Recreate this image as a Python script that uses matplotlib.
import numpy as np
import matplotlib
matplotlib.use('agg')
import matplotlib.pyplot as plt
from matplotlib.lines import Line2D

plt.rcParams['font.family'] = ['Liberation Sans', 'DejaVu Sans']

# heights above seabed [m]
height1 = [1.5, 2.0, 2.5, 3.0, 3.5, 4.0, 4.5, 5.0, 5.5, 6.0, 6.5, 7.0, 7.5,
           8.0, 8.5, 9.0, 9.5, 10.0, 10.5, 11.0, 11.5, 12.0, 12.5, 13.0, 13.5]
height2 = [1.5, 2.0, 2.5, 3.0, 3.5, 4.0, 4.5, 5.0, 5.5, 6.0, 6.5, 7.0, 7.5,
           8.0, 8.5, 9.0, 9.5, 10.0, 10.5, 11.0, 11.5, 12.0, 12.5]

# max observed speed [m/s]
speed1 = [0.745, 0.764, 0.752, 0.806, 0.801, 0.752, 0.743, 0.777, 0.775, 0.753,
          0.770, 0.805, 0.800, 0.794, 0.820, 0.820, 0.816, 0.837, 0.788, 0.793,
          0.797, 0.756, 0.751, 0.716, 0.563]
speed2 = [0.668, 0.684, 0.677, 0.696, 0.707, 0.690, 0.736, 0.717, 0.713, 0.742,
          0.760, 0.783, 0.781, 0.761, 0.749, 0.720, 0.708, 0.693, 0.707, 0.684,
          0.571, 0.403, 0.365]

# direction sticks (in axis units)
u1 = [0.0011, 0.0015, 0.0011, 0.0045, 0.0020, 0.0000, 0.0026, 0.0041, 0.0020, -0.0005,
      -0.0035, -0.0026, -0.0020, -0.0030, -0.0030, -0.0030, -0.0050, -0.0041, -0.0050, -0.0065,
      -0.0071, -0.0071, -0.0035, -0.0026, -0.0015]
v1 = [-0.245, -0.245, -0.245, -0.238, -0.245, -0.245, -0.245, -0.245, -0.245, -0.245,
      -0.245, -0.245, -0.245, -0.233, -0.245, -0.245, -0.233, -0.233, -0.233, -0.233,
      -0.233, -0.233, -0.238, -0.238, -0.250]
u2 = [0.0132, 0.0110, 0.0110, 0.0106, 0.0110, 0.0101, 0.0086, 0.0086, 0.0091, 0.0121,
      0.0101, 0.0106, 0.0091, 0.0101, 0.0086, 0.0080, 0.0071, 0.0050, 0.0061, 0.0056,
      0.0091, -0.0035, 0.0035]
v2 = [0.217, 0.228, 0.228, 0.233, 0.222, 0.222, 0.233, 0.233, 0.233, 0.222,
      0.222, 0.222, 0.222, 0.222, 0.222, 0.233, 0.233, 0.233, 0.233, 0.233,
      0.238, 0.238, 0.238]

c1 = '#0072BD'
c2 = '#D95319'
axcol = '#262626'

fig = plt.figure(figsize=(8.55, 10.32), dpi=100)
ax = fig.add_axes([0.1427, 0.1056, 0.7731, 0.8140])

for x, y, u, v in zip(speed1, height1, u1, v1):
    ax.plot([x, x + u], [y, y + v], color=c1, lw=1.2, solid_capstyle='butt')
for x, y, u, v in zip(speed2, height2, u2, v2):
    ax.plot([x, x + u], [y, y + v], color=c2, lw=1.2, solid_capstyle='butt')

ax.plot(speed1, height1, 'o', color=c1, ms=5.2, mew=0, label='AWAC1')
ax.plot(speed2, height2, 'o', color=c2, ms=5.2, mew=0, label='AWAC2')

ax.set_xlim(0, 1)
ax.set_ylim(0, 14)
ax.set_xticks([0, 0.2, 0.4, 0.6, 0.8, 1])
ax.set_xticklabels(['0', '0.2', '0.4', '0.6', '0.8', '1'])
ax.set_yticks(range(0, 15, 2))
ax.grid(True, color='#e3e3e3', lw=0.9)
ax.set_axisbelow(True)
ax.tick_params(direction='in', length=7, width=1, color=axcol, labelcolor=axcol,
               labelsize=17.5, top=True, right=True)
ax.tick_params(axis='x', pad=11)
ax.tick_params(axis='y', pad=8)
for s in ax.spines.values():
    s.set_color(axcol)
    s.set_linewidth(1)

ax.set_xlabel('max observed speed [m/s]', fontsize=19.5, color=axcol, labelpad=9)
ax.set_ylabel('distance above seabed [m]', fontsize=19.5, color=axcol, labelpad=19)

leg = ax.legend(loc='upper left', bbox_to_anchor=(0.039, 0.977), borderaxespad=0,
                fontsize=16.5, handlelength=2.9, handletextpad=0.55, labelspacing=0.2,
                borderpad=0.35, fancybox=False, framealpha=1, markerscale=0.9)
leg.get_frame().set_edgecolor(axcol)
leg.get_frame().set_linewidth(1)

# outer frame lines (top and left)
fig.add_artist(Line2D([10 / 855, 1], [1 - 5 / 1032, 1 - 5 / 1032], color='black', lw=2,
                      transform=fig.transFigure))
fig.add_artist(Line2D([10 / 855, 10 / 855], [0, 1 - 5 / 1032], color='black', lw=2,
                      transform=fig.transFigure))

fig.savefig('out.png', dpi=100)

┄┄┄┄┄┄┄┄┄┄┄┄┄┄┄┄┄┄┄┄

**EXERCISE REQUIREMENTS**
From the data above, extract every line in its exact form.

**CORRECT OUTPUT**
Recreate this image as a Python script that uses matplotlib.
import numpy as np
import matplotlib
matplotlib.use('agg')
import matplotlib.pyplot as plt
from matplotlib.lines import Line2D

plt.rcParams['font.family'] = ['Liberation Sans', 'DejaVu Sans']

# heights above seabed [m]
height1 = [1.5, 2.0, 2.5, 3.0, 3.5, 4.0, 4.5, 5.0, 5.5, 6.0, 6.5, 7.0, 7.5,
           8.0, 8.5, 9.0, 9.5, 10.0, 10.5, 11.0, 11.5, 12.0, 12.5, 13.0, 13.5]
height2 = [1.5, 2.0, 2.5, 3.0, 3.5, 4.0, 4.5, 5.0, 5.5, 6.0, 6.5, 7.0, 7.5,
           8.0, 8.5, 9.0, 9.5, 10.0, 10.5, 11.0, 11.5, 12.0, 12.5]

# max observed speed [m/s]
speed1 = [0.745, 0.764, 0.752, 0.806, 0.801, 0.752, 0.743, 0.777, 0.775, 0.753,
          0.770, 0.805, 0.800, 0.794, 0.820, 0.820, 0.816, 0.837, 0.788, 0.793,
          0.797, 0.756, 0.751, 0.716, 0.563]
speed2 = [0.668, 0.684, 0.677, 0.696, 0.707, 0.690, 0.736, 0.717, 0.713, 0.742,
          0.760, 0.783, 0.781, 0.761, 0.749, 0.720, 0.708, 0.693, 0.707, 0.684,
          0.571, 0.403, 0.365]

# direction sticks (in axis units)
u1 = [0.0011, 0.0015, 0.0011, 0.0045, 0.0020, 0.0000, 0.0026, 0.0041, 0.0020, -0.0005,
      -0.0035, -0.0026, -0.0020, -0.0030, -0.0030, -0.0030, -0.0050, -0.0041, -0.0050, -0.0065,
      -0.0071, -0.0071, -0.0035, -0.0026, -0.0015]
v1 = [-0.245, -0.245, -0.245, -0.238, -0.245, -0.245, -0.245, -0.245, -0.245, -0.245,
      -0.245, -0.245, -0.245, -0.233, -0.245, -0.245, -0.233, -0.233, -0.233, -0.233,
      -0.233, -0.233, -0.238, -0.238, -0.250]
u2 = [0.0132, 0.0110, 0.0110, 0.0106, 0.0110, 0.0101, 0.0086, 0.0086, 0.0091, 0.0121,
      0.0101, 0.0106, 0.0091, 0.0101, 0.0086, 0.0080, 0.0071, 0.0050, 0.0061, 0.0056,
      0.0091, -0.0035, 0.0035]
v2 = [0.217, 0.228, 0.228, 0.233, 0.222, 0.222, 0.233, 0.233, 0.233, 0.222,
      0.222, 0.222, 0.222, 0.222, 0.222, 0.233, 0.233, 0.233, 0.233, 0.233,
      0.238, 0.238, 0.238]

c1 = '#0072BD'
c2 = '#D95319'
axcol = '#262626'

fig = plt.figure(figsize=(8.55, 10.32), dpi=100)
ax = fig.add_axes([0.1427, 0.1056, 0.7731, 0.8140])

for x, y, u, v in zip(speed1, height1, u1, v1):
    ax.plot([x, x + u], [y, y + v], color=c1, lw=1.2, solid_capstyle='butt')
for x, y, u, v in zip(speed2, height2, u2, v2):
    ax.plot([x, x + u], [y, y + v], color=c2, lw=1.2, solid_capstyle='butt')

ax.plot(speed1, height1, 'o', color=c1, ms=5.2, mew=0, label='AWAC1')
ax.plot(speed2, height2, 'o', color=c2, ms=5.2, mew=0, label='AWAC2')

ax.set_xlim(0, 1)
ax.set_ylim(0, 14)
ax.set_xticks([0, 0.2, 0.4, 0.6, 0.8, 1])
ax.set_xticklabels(['0', '0.2', '0.4', '0.6', '0.8', '1'])
ax.set_yticks(range(0, 15, 2))
ax.grid(True, color='#e3e3e3', lw=0.9)
ax.set_axisbelow(True)
ax.tick_params(direction='in', length=7, width=1, color=axcol, labelcolor=axcol,
               labelsize=17.5, top=True, right=True)
ax.tick_params(axis='x', pad=11)
ax.tick_params(axis='y', pad=8)
for s in ax.spines.values():
    s.set_color(axcol)
    s.set_linewidth(1)

ax.set_xlabel('max observed speed [m/s]', fontsize=19.5, color=axcol, labelpad=9)
ax.set_ylabel('distance above seabed [m]', fontsize=19.5, color=axcol, labelpad=19)

leg = ax.legend(loc='upper left', bbox_to_anchor=(0.039, 0.977), borderaxespad=0,
                fontsize=16.5, handlelength=2.9, handletextpad=0.55, labelspacing=0.2,
                borderpad=0.35, fancybox=False, framealpha=1, markerscale=0.9)
leg.get_frame().set_edgecolor(axcol)
leg.get_frame().set_linewidth(1)

# outer frame lines (top and left)
fig.add_artist(Line2D([10 / 855, 1], [1 - 5 / 1032, 1 - 5 / 1032], color='black', lw=2,
                      transform=fig.transFigure))
fig.add_artist(Line2D([10 / 855, 10 / 855], [0, 1 - 5 / 1032], color='black', lw=2,
                      transform=fig.transFigure))

fig.savefig('out.png', dpi=100)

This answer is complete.